Il suo sguardo – non raramente celato dietro grandi e impenetrabili occhiali da sole -, il taglio netto della frangia, l’inflessibilità cortese della sua voce, sono segni di un potere femminile che il sistema-moda ha contribuito a cristallizzare, ma che il mezzo audiovisivo ha amplificato e decostruito in modi affascinanti: nel cinema e nelle serie televisive, poche figure reali riescono a esercitare un’autorità iconica pari a quella di Anna Wintour, 75 anni. Non attrice, non regista, ma presenza ineludibile.
La giornalista britannica, da quasi quattro decenni alla guida della Bibbia della Moda, Vogue America, dopo 37 anni lascia la direzione della rivista: la notizia, che rimbalza da un capo all’altro del globo – non solo del fashion ma pop tutto – sembra proprio recitare la fine di un’epoca.

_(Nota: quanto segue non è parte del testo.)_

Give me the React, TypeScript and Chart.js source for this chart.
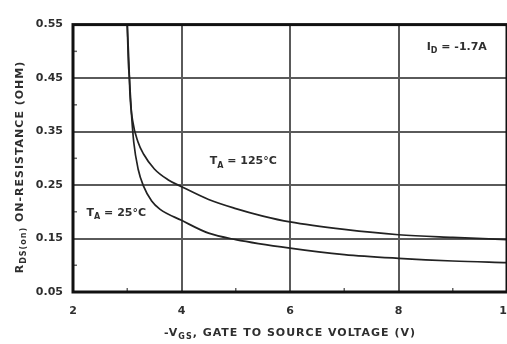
import React, { useEffect, useRef } from "react";
import { Chart, registerables } from "chart.js";

Chart.register(...registerables);

const vgs25 = [3.0, 3.02, 3.04, 3.08, 3.12, 3.2, 3.3, 3.45, 3.6, 4.0, 4.5, 5.0, 6.0, 7.0, 8.0, 9.0, 10.0];
const r25 = [0.55, 0.48, 0.45, 0.38, 0.33, 0.28, 0.248, 0.22, 0.205, 0.184, 0.16, 0.148, 0.132, 0.12, 0.113, 0.108, 0.105];
const vgs125 = [3.0, 3.03, 3.05, 3.1, 3.2, 3.3, 3.5, 3.75, 4.0, 4.5, 5.0, 5.5, 6.0, 7.0, 8.0, 9.0, 10.0];
const r125 = [0.55, 0.48, 0.42, 0.37, 0.33, 0.308, 0.28, 0.26, 0.247, 0.223, 0.206, 0.192, 0.181, 0.167, 0.157, 0.152, 0.148];

const xTicks = [2, 4, 6, 8, 10];
const yTicks = [0.05, 0.15, 0.25, 0.35, 0.45, 0.55];
const xMinor = [3, 5, 7, 9];
const yMinor = [0.1, 0.2, 0.3, 0.4, 0.5];

type Seg = { t: string; sub?: boolean };
const xTitle: Seg[] = [{ t: "-V" }, { t: "GS", sub: true }, { t: ", GATE TO SOURCE VOLTAGE (V)" }];
const yTitle: Seg[] = [{ t: "R" }, { t: "DS(on)", sub: true }, { t: " ON-RESISTANCE (OHM)" }];
const notes: { segs: Seg[]; x: number; y: number }[] = [
  { segs: [{ t: "T" }, { t: "A", sub: true }, { t: " = 125°C" }], x: 4.52, y: 0.294 },
  { segs: [{ t: "T" }, { t: "A", sub: true }, { t: " = 25°C" }], x: 2.25, y: 0.197 },
  { segs: [{ t: "I" }, { t: "D", sub: true }, { t: " = -1.7A" }], x: 8.52, y: 0.508 },
];

const FONT = "bold 11px 'DejaVu Sans'";
const SUB = "bold 8px 'DejaVu Sans'";
const TXT = "#2e2e2e";

function segWidth(ctx: CanvasRenderingContext2D, segs: Seg[]) {
  let w = 0;
  for (const s of segs) {
    ctx.font = s.sub ? SUB : FONT;
    w += ctx.measureText(s.t).width;
  }
  return w;
}
function drawSegs(ctx: CanvasRenderingContext2D, segs: Seg[], x: number, y: number) {
  ctx.textBaseline = "middle";
  ctx.textAlign = "left";
  let cx = x;
  for (const s of segs) {
    ctx.font = s.sub ? SUB : FONT;
    ctx.fillText(s.t, cx, s.sub ? y + 4 : y);
    cx += ctx.measureText(s.t).width;
  }
}

const decor = {
  id: "decor",
  afterDraw(chart: any) {
    const ctx: any = chart.ctx;
    const a = chart.chartArea;
    const xs = chart.scales.x;
    const ys = chart.scales.y;
    ctx.save();
    ctx.strokeStyle = "#666";
    ctx.lineWidth = 1.5;
    for (const v of xMinor) {
      const px = xs.getPixelForValue(v);
      ctx.beginPath();
      ctx.moveTo(px, a.bottom);
      ctx.lineTo(px, a.bottom - 4);
      ctx.stroke();
    }
    for (const v of yMinor) {
      const py = ys.getPixelForValue(v);
      ctx.beginPath();
      ctx.moveTo(a.left, py);
      ctx.lineTo(a.left + 4, py);
      ctx.stroke();
    }
    ctx.strokeStyle = "#111";
    ctx.lineWidth = 3;
    ctx.strokeRect(a.left, a.top, a.right - a.left, a.bottom - a.top);
    ctx.fillStyle = TXT;
    ctx.letterSpacing = "1px";
    const wx = segWidth(ctx, xTitle);
    drawSegs(ctx, xTitle, (a.left + a.right) / 2 - wx / 2, 325);
    const wy = segWidth(ctx, yTitle);
    ctx.translate(12, 159);
    ctx.rotate(-Math.PI / 2);
    drawSegs(ctx, yTitle, -wy / 2, 0);
    ctx.restore();
    ctx.save();
    ctx.fillStyle = TXT;
    for (const n of notes) {
      drawSegs(ctx, n.segs, xs.getPixelForValue(n.x), ys.getPixelForValue(n.y));
    }
    ctx.restore();
  },
};

export default function App() {
  const ref = useRef<HTMLCanvasElement>(null);
  useEffect(() => {
    if (!ref.current) return;
    const chart = new Chart(ref.current, {
      type: "line",
      data: {
        datasets: [
          {
            label: "TA = 25°C",
            data: vgs25.map((v, i) => ({ x: v, y: r25[i] })),
            borderColor: "#222",
            borderWidth: 1.7,
            pointRadius: 0,
            cubicInterpolationMode: "monotone",
          },
          {
            label: "TA = 125°C",
            data: vgs125.map((v, i) => ({ x: v, y: r125[i] })),
            borderColor: "#222",
            borderWidth: 1.7,
            pointRadius: 0,
            cubicInterpolationMode: "monotone",
          },
        ],
      },
      options: {
        responsive: false,
        animation: false,
        layout: { padding: { left: 0, top: 9, right: 21, bottom: 0 } },
        plugins: { legend: { display: false }, tooltip: { enabled: false } },
        scales: {
          x: {
            type: "linear",
            min: 2,
            max: 10,
            afterBuildTicks: (s: any) => {
              s.ticks = xTicks.map((v) => ({ value: v }));
            },
            afterFit: (s: any) => {
              s.height = 52;
            },
            grid: { color: "#5a5a5a", lineWidth: 2, drawTicks: false },
            border: { display: false },
            ticks: { padding: 13, color: TXT, font: { family: "DejaVu Sans", size: 11, weight: "bold" }, maxRotation: 0 },
          },
          y: {
            type: "linear",
            min: 0.05,
            max: 0.55,
            afterBuildTicks: (s: any) => {
              s.ticks = yTicks.map((v) => ({ value: v }));
            },
            afterFit: (s: any) => {
              s.width = 65;
            },
            grid: { color: "#5a5a5a", lineWidth: 2, drawTicks: false },
            border: { display: false },
            ticks: {
              padding: 10,
              color: TXT,
              font: { family: "DejaVu Sans", size: 11, weight: "bold" },
              callback: (v: any) => Number(v).toFixed(2),
            },
          },
        },
      },
      plugins: [decor],
    } as any);
    return () => chart.destroy();
  }, []);
  return (
    <div style={{ position: "absolute", left: 8, top: 8, width: 499, height: 336, overflow: "hidden", background: "#fff" }}>
      <canvas ref={ref} width={520} height={336} style={{ width: 520, height: 336, display: "block" }} />
    </div>
  );
}
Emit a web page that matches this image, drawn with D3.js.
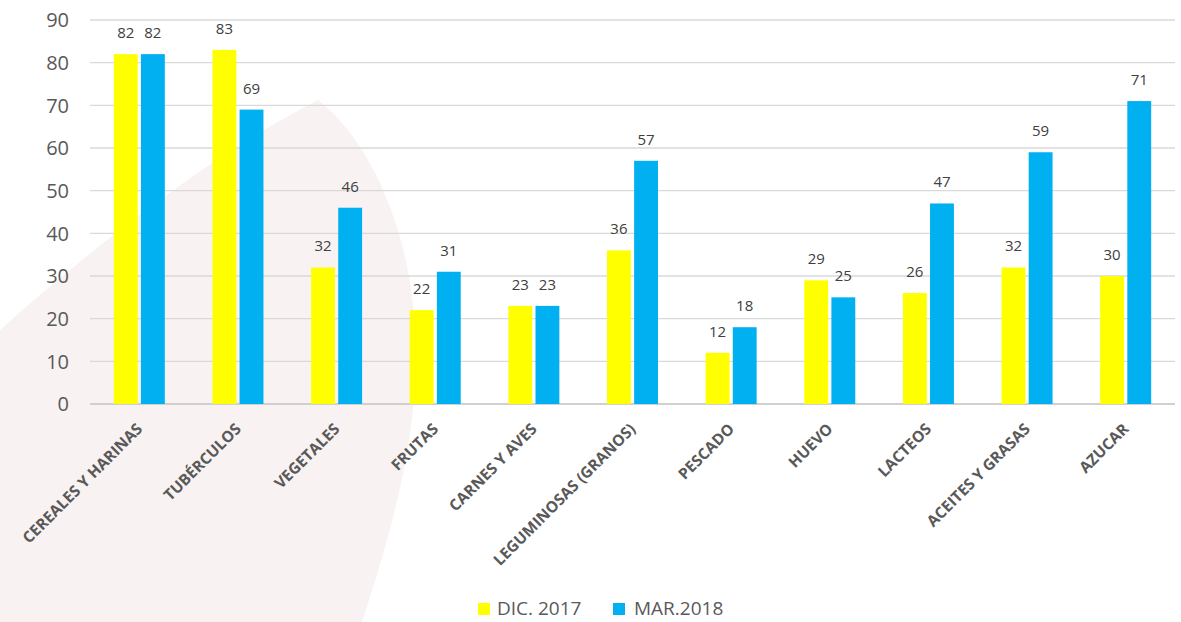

Tre titoli da grande e piccolo schermo delineano, in particolare, un profilo complesso, oscillante tra ritratto documentario e messa in scena di un potere editorial-femminile raramente esplorato con tale nitidezza.
Il primo è The September Issue (2009), forse il più conosciuto tra i doc che la vedono protagonista. Diretto da R.J. Cutler, il film osserva la costruzione del numero più importante di Vogue, quello di settembre 2007. L’interesse non è tanto cronachistico quanto narrativo: Wintour emerge come personaggio tragico e freddamente efficace, una regista più che un’editor, impegnata a orchestrare un’operazione culturale che va ben oltre l’estetica. L’interazione con Grace Coddington, direttrice creativa dal gusto visionario e romantico, mette in scena una dialettica tutta al femminile tra visione e controllo, immaginazione e decisione.
Bloomberg Game Changers: Anna Wintour (2011) – serie investiga in quattro stagioni che offre uno sguardo mai piatto su personaggi di spicco – tenta una sintesi biografica. Breve, televisivo, di taglio anglosassone, compone un ritratto “da dossier”, ma anche qui il carisma della protagonista forza i confini del formato. Wintour viene trattata come un CEO della creatività, con un’attenzione particolare alla sua capacità di strategia e di leadership. Il tono è celebrativo, ma filtra – tra le pieghe – una riflessione su come l’autorevolezza femminile sia spesso ancora raccontata nei termini dell’eccezionalità individuale, mai come sistema.
Infine, In Vogue: The 90s (2024), docuserie in sei episodi prodotta anche da Wintour stessa, chiude il cerchio: non più solo soggetto d’osservazione ma parte attiva della propria rappresentazione. La serie – disponibile su Hulu e Disney+ – ricostruisce la rivoluzione culturale della moda negli Anni ‘90, facendo di Vogue una lente sul mondo. Wintour appare come curatrice e custode di un’epoca, consapevole del proprio ruolo nella trascrizione visiva di un tempo che fu. È un racconto corale, sì, ma fortemente segnato dalla sua impronta: dalla supermodella al red carpet, ogni narrazione sembra portare la firma implicita della sua direzione.
Attraverso questi progetti, Wintour s’impone nel linguaggio cinematografico non solo come “personaggio reale”, ma come simbolo autoriale di una cultura in cui l’immagine è potere, e la narrazione diventa territorio di influenza. Se il cinema tende spesso a costruire archetipi femminili a partire dalla fragilità, qui siamo di fronte a una figura che coniuga autorità e stile senza concessioni alla sentimentalizzazione. Una forma di protagonismo che non ha bisogno di artifici per imporsi.
Ci sono poi altri titoli in cui Anna Wintour compare, tra cui: Valentino: The Last Emperor (2008); Bill Cunningham New York (2010); The Last Impresario (2013); The First Monday in May (2016). In tutti questi racconti per lo schermo, la figura di Wintour funziona come una costellazione: non sempre al centro della scena, ma sempre determinante nel definire l’orizzonte.